Miller certainly earned some time off, after playing a club-record 4,474 minutes this season. But as he sits around his Michigan home this summer, he'll still be thinking about how the Sabres can pull a turnaround as big as the fall it took from winning the Presidents' Trophy in 2007 to out of the playoffs in 2008.

"From a team that's had a lot of success to a team that misses the playoffs, we're embarrassed," Miller said. "But this serves as good motivation. I'm not going to sit here and pout and tell you guys that we could have done things differently. That's pretty obvious. The last few years, we could have done things differently. We didn't win the Cup. We need to change and adapt. This year, it came down to attention to details in key moments, and we didn't have it. Next year, everyone in this room has to be hungry and out to prove something and looking to get back on track."

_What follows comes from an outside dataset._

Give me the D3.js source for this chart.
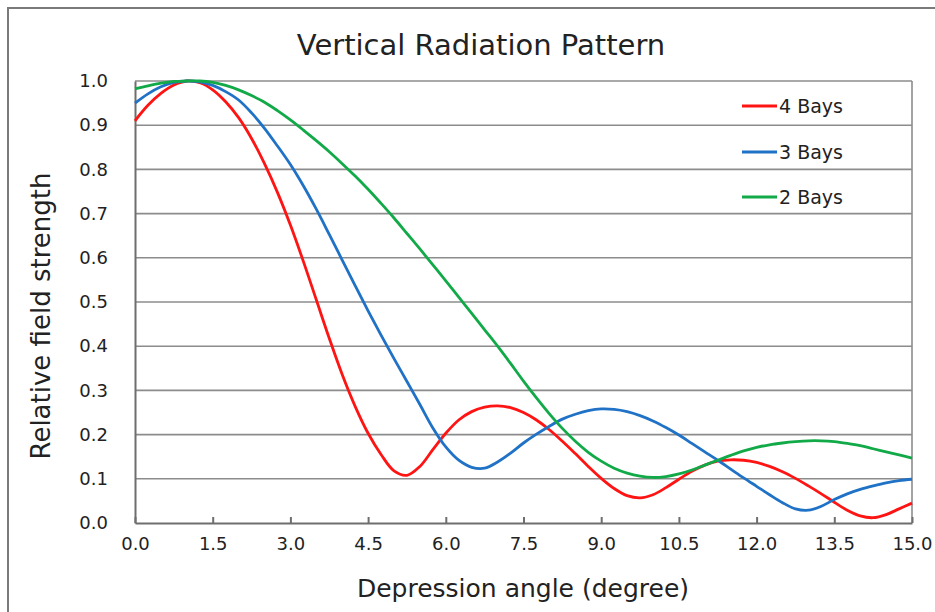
<!DOCTYPE html>
<html>
<head>
<meta charset="utf-8">
<script src="https://cdn.jsdelivr.net/npm/d3@7"></script>
<style>
  html, body { margin: 0; padding: 0; background: #fff; }
  svg { display: block; }
  text { font-family: "DejaVu Sans", sans-serif; fill: #222; }
</style>
</head>
<body>
<svg id="chart" width="935" height="612"></svg>
<script>
// Depression angle samples (degrees)
const angles = d3.range(0, 15.0001, 0.25).map(d => +d.toFixed(2));

// Relative field strength for each array configuration
const bays4 = [
  0.910, 0.945, 0.972, 0.991, 1.000, 0.996, 0.980, 0.953, 0.917, 0.870,
  0.813, 0.748, 0.674, 0.592, 0.505, 0.418, 0.336, 0.264, 0.203, 0.155,
  0.118, 0.108, 0.128, 0.166, 0.203, 0.233, 0.252, 0.262, 0.265, 0.261,
  0.250, 0.233, 0.211, 0.185, 0.157, 0.128, 0.101, 0.078, 0.062, 0.057,
  0.064, 0.080, 0.099, 0.117, 0.131, 0.140, 0.143, 0.142, 0.137, 0.128,
  0.116, 0.101, 0.084, 0.066, 0.047, 0.029, 0.016, 0.012, 0.019, 0.032,
  0.045
];
const bays3 = [
  0.950, 0.971, 0.987, 0.997, 1.000, 0.998, 0.990, 0.976, 0.957, 0.928,
  0.893, 0.853, 0.811, 0.763, 0.710, 0.653, 0.595, 0.537, 0.480, 0.425,
  0.372, 0.320, 0.268, 0.215, 0.172, 0.142, 0.126, 0.124, 0.138, 0.158,
  0.181, 0.201, 0.219, 0.235, 0.246, 0.254, 0.258, 0.257, 0.252, 0.243,
  0.231, 0.216, 0.199, 0.180, 0.161, 0.142, 0.122, 0.102, 0.083, 0.064,
  0.046, 0.032, 0.029, 0.038, 0.053, 0.066, 0.076, 0.084, 0.091, 0.096,
  0.099
];
const bays2 = [
  0.982, 0.989, 0.995, 0.999, 1.000, 1.000, 0.997, 0.990, 0.980, 0.967,
  0.952, 0.933, 0.912, 0.889, 0.865, 0.840, 0.813, 0.785, 0.755, 0.723,
  0.690, 0.655, 0.620, 0.584, 0.548, 0.511, 0.474, 0.437, 0.400, 0.361,
  0.321, 0.283, 0.247, 0.214, 0.185, 0.160, 0.140, 0.124, 0.113, 0.106,
  0.103, 0.105, 0.111, 0.120, 0.131, 0.142, 0.153, 0.163, 0.171, 0.177,
  0.181, 0.184, 0.186, 0.186, 0.184, 0.180, 0.175, 0.168, 0.161, 0.154,
  0.147
];

const seriesNames = ["4 Bays", "3 Bays", "2 Bays"];
const seriesColors = ["#ff1414", "#1f72c6", "#12aa48"];
const xTicks = [0, 1.5, 3.0, 4.5, 6.0, 7.5, 9.0, 10.5, 12.0, 13.5, 15.0];
const yTicks = [0, 0.1, 0.2, 0.3, 0.4, 0.5, 0.6, 0.7, 0.8, 0.9, 1.0];

const svg = d3.select("#chart");
const W = 935, H = 612;
const plot = { left: 135, right: 912, top: 81, bottom: 523 };

const x = d3.scaleLinear().domain([0, 15]).range([plot.left, plot.right]);
const y = d3.scaleLinear().domain([0, 1]).range([plot.bottom, plot.top]);

// outer frame (top and left edges)
svg.append("path")
  .attr("d", `M8,${H} L8,8 L${W},8`)
  .attr("fill", "none").attr("stroke", "#7a7a7a").attr("stroke-width", 2);

// title
svg.append("text")
  .attr("x", 481).attr("y", 55)
  .attr("text-anchor", "middle")
  .style("font-size", "29px")
  .text("Vertical Radiation Pattern");

// horizontal grid lines
svg.append("g").selectAll("line")
  .data(yTicks.filter(d => d > 0))
  .join("line")
  .attr("x1", plot.left).attr("x2", plot.right)
  .attr("y1", d => y(d)).attr("y2", d => y(d))
  .attr("stroke", "#8c8c8c").attr("stroke-width", 1.6);

// right border of plot area
svg.append("line")
  .attr("x1", plot.right).attr("x2", plot.right)
  .attr("y1", plot.top).attr("y2", plot.bottom)
  .attr("stroke", "#8c8c8c").attr("stroke-width", 1.6);

// y axis
const yAxis = d3.axisLeft(y).tickValues(yTicks).tickFormat(d3.format(".1f")).tickSize(0).tickPadding(27);
const gy = svg.append("g").attr("transform", `translate(${plot.left},0)`).call(yAxis);
gy.select(".domain").attr("stroke", "#6e6e6e").attr("stroke-width", 2);
gy.selectAll("text").style("font-size", "18px").attr("fill", "#222");

// x axis, ticks pointing inward
const xAxis = d3.axisBottom(x).tickValues(xTicks).tickFormat(d3.format(".1f")).tickSizeInner(-6).tickSizeOuter(0).tickPadding(14);
const gx = svg.append("g").attr("transform", `translate(0,${plot.bottom})`).call(xAxis);
gx.select(".domain").attr("stroke", "#6e6e6e").attr("stroke-width", 2);
gx.selectAll(".tick line").attr("stroke", "#6e6e6e").attr("stroke-width", 2);
gx.selectAll("text").style("font-size", "18px").attr("fill", "#222");

// axis titles
svg.append("text")
  .attr("x", 523).attr("y", 597)
  .attr("text-anchor", "middle")
  .style("font-size", "25px")
  .text("Depression angle (degree)");

svg.append("text")
  .attr("transform", "translate(50,316) rotate(-90)")
  .attr("text-anchor", "middle")
  .style("font-size", "26px")
  .text("Relative field strength");

// curves
const line = d3.line()
  .x((d, i) => x(angles[i]))
  .y(d => y(d))
  .curve(d3.curveCatmullRom.alpha(0.5));

const allSeries = [bays4, bays3, bays2];
svg.append("g").selectAll("path")
  .data(allSeries)
  .join("path")
  .attr("d", d => line(d))
  .attr("fill", "none")
  .attr("stroke", (d, i) => seriesColors[i])
  .attr("stroke-width", 2.8)
  .attr("stroke-linejoin", "round");

// legend
const legendY = [106, 152, 197];
const lg = svg.append("g").selectAll("g")
  .data(seriesNames)
  .join("g")
  .attr("transform", (d, i) => `translate(742,${legendY[i]})`);
lg.append("line")
  .attr("x1", 0).attr("x2", 35)
  .attr("stroke", (d, i) => seriesColors[i]).attr("stroke-width", 2.8);
lg.append("text")
  .attr("x", 37).attr("dy", "0.36em")
  .style("font-size", "19px")
  .text(d => d);
</script>
</body>
</html>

And that's exactly the challenge for everyone on the roster this summer. Each player has to find a way to improve his game, the team's game and find a way to win more games.

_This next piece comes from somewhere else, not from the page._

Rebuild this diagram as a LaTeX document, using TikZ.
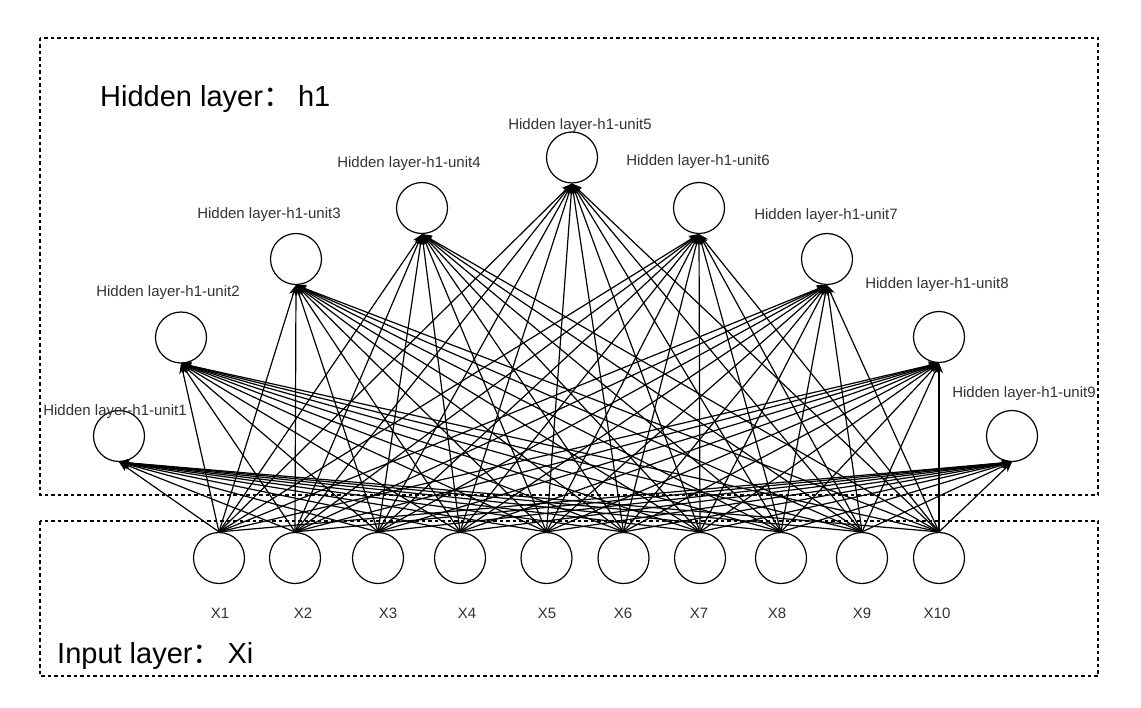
\documentclass[tikz,border=0pt]{standalone}
\usepackage{fontspec}
\setmainfont{Liberation Sans}
\newfontfamily\cjk{Noto Sans CJK SC}
\usetikzlibrary{arrows.meta}
\begin{document}
\begin{tikzpicture}[x=1pt,y=-1pt,
  unit/.style={circle,draw,line width=1.2pt,minimum size=51pt,inner sep=0pt},
  lbl/.style={font=\fontsize{15}{17}\selectfont,text=black!80,inner sep=0pt,anchor=base},
  title/.style={font=\fontsize{29}{33}\selectfont,inner sep=0pt,anchor=base west},
  box/.style={draw,line width=1.1pt,dash pattern=on 3.5pt off 3pt},
  conn/.style={line width=1.2pt,-{Stealth[length=10pt,width=8pt,inset=3pt]}}]
\useasboundingbox (0,0) rectangle (1141,708);
\fill[white] (0,0) rectangle (1141,708);
% layer boxes
\draw[box] (40,38) rectangle (1098,495);
\draw[box] (40,521) rectangle (1098,676);
\node[title] (ht) at (100,107) {Hidden layer{\cjk ：}\hspace{6pt}h1};
\node[title] (it) at (57,663) {Input layer{\cjk ：}\hspace{6pt}Xi};
% hidden units
\foreach \i/\x/\y/\lx/\ly in {1/119/436/115/416, 2/181/337.5/168/297, 3/296/259/269/219, 4/422/208/409/168, 5/572/157.5/580/130, 6/699/208/698/166, 7/827/259/826/220, 8/939/337/937/289, 9/1012/436/1024/398}{
  \node[unit] (h\i) at (\x,\y) {};
  \node[lbl] (hl\i) at (\lx,\ly) {Hidden layer-h1-unit\i};
}
% input units
\foreach \i/\x/\lx in {1/219/220, 2/295/303, 3/378/388, 4/460/467, 5/546.5/547, 6/623.5/623, 7/700/699, 8/781/777, 9/862/862, 10/939/937}{
  \node[unit] (x\i) at (\x,558) {};
  \node[lbl] (xl\i) at (\lx,618) {X\i};
}
% connections
\foreach \i in {1,...,10}{
  \foreach \j in {1,...,9}{
    \draw[conn] (x\i.north) -- (h\j.south);
  }
}
\end{tikzpicture}
\end{document}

"This isn't something I want to experience again," said Paul Gaustad, who has only found success in Buffalo with back-to-back trips to the Eastern Conference finals the past two years. "I'm going to try to learn from my game and create as much as I can to help out the team to not get in this situation again."

"I think it's every guy in here taking a look at themselves and trying to figure out what they can do get a little bit better. Little things add up. When you miss the playoffs by a couple points, you add little things together. If you get a couple more points, you make the playoffs."

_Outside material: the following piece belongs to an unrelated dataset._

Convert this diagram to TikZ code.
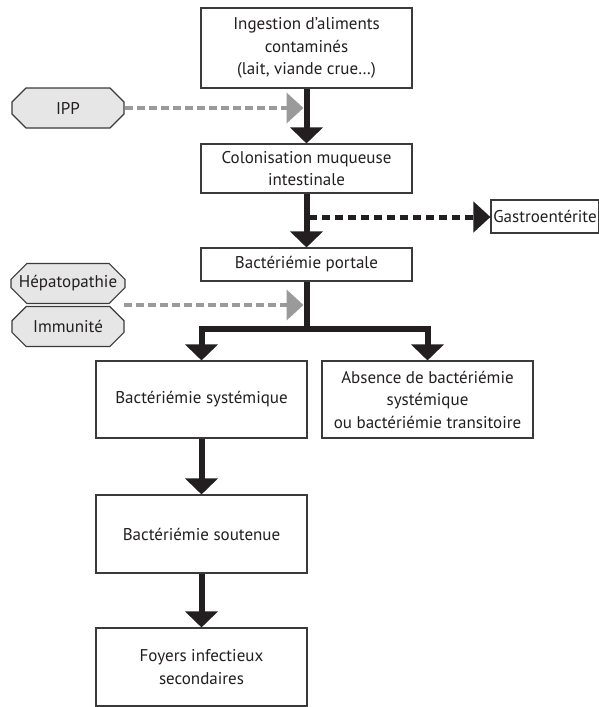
\documentclass[tikz,border=0pt]{standalone}
\usepackage{fontspec}
\setmainfont{PT Sans}
\usetikzlibrary{arrows.meta,shapes.misc}
\definecolor{ink}{HTML}{231F20}
\definecolor{dashgray}{HTML}{9A9A9A}
\definecolor{boxgray}{HTML}{E6E6E6}
\definecolor{edge}{HTML}{3A3A3A}
\tikzset{
  box/.style={draw=edge, line width=1.1pt, fill=white, rectangle, inner sep=0pt,
    align=center, text=ink, font=\fontsize{17}{22.5}\selectfont},
  graybox/.style={draw=edge, line width=1.1pt, fill=boxgray, chamfered rectangle,
    chamfered rectangle sep=8pt, inner sep=0pt, minimum width=112pt, minimum height=40pt,
    align=center, text=ink, font=\fontsize{17}{22.5}\selectfont},
  blk/.style={draw=ink, line width=6pt},
  blkarrow/.style={blk, -{Triangle[width=32pt,length=16pt]}},
  grayarrow/.style={draw=dashgray, line width=4.5pt, dash pattern=on 8pt off 4pt,
    -{Triangle[width=30pt,length=17pt]}},
  blkdash/.style={draw=ink, line width=5pt, dash pattern=on 8pt off 5pt,
    -{Triangle[width=30pt,length=17pt]}}
}
\begin{document}
\begin{tikzpicture}[x=1pt,y=-1pt]
\useasboundingbox (0,0) rectangle (599,707);
% main column
\node[box, minimum width=211pt, minimum height=80pt] (ingest) at (306.5,48)
  {Ingestion d’aliments\\contaminés\\(lait, viande crue…)};
\node[box, minimum width=211pt, minimum height=49pt] (colon) at (306.5,168.5)
  {Colonisation muqueuse\\intestinale};
\node[box, minimum width=211pt, minimum height=33pt] (portale) at (306.5,264.5)
  {Bactériémie portale};
\node[box, minimum width=108pt, minimum height=33pt] (gastro) at (545,216.5)
  {Gastroentérite};
% lower boxes
\node[box, minimum width=211pt, minimum height=77pt] (syst) at (201.5,399.5)
  {Bactériémie systémique};
\node[box, minimum width=211pt, minimum height=77pt] (abs) at (427.5,399.5)
  {Absence de bactériémie\\systémique\\ou bactériémie transitoire};
\node[box, minimum width=211pt, minimum height=78pt] (sout) at (201.5,534)
  {Bactériémie soutenue};
\node[box, minimum width=211pt, minimum height=78pt] (foyers) at (201.5,667)
  {Foyers infectieux\\secondaires};
% factor boxes
\node[graybox] (ipp) at (68,108) {IPP};
\node[graybox] (hep) at (68,283.5) {Hépatopathie};
\node[graybox] (imm) at (68,326.5) {Immunité};
% coordinates
\coordinate (ippend) at (303.5,108);
\coordinate (hepimm) at (124,305);
\coordinate (factend) at (303.5,305);
\coordinate (gstart) at (309,217);
\coordinate (split) at (306.5,329);
% connectors
\draw[blkarrow] (ingest.south) -- (colon.north);
\draw[blkarrow] (colon.south) -- (portale.north);
\draw[blk] (portale.south) -- (split);
\draw[blkarrow] (split) -| (syst.north);
\draw[blkarrow] (split) -| (abs.north);
\draw[blkarrow] (syst.south) -- (sout.north);
\draw[blkarrow] (sout.south) -- (foyers.north);
\draw[grayarrow] (ipp.east |- ippend) -- (ippend);
\draw[grayarrow] (hepimm) -- (factend);
\draw[blkdash] (gstart) -- (gastro.west |- gstart);
\end{tikzpicture}
\end{document}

Changes are sure to come for the Sabres, since eight players head to free agency this summer and 10 more are slated to become free agents after next year.

The smart money says Dmitri Kalinin and Jocelyn Thibault won't be back next year, while questions surround guys like Teppo Numminen, Steve Bernier and Nolan Pratt. Gaustad has been earmarked as a must-sign priority for the Sabres along with Ryan Miller and Jason Pominville, who both become free agents in 2009.

But those are decisions for managing partner Larry Quinn and general manager Darcy Regier. For the players, the onus is still on finding that missing piece to the puzzle the team needed to get to the playoffs this year.

"For us, it's been a disappointing year," Pominville said. "I think the most disappointing thing about this whole thing is that we feel, I feel, and the guys feel that we're capable of winning. That's the disappointing part. You look back at the season, and we're out of the playoffs. We have a good enough team to be in the playoffs, and we weren't able to set our goals. On the other hand, hopefully, we can learn from this thing. Making the playoffs isn't something you get every year. You have to earn it. In the big picture, we didn't earn it this year."

Buffalo's 12 overtime losses, tied for second most in the league, certainly leaves a bitter taste for the players, as do the nine shootout losses. Better performances in overtime could have landed the Sabres in the playoffs.

Buffalo also has to look at its special teams play, which improved over last year but still finished in the middle of the league. Buffalo's power play converted on 18 percent of its chances this year, while the penalty kill was effective 83.2 percent of the time.

"We just have to learn from this year be more consistent," said center Jochen Hecht. "For a good part of the year, our power play was good, our penalty kill was good, better than last year. At the end of the year, we dropped off there. We've just got to stay consistent the whole year and learn to finish off those games when we have a lead."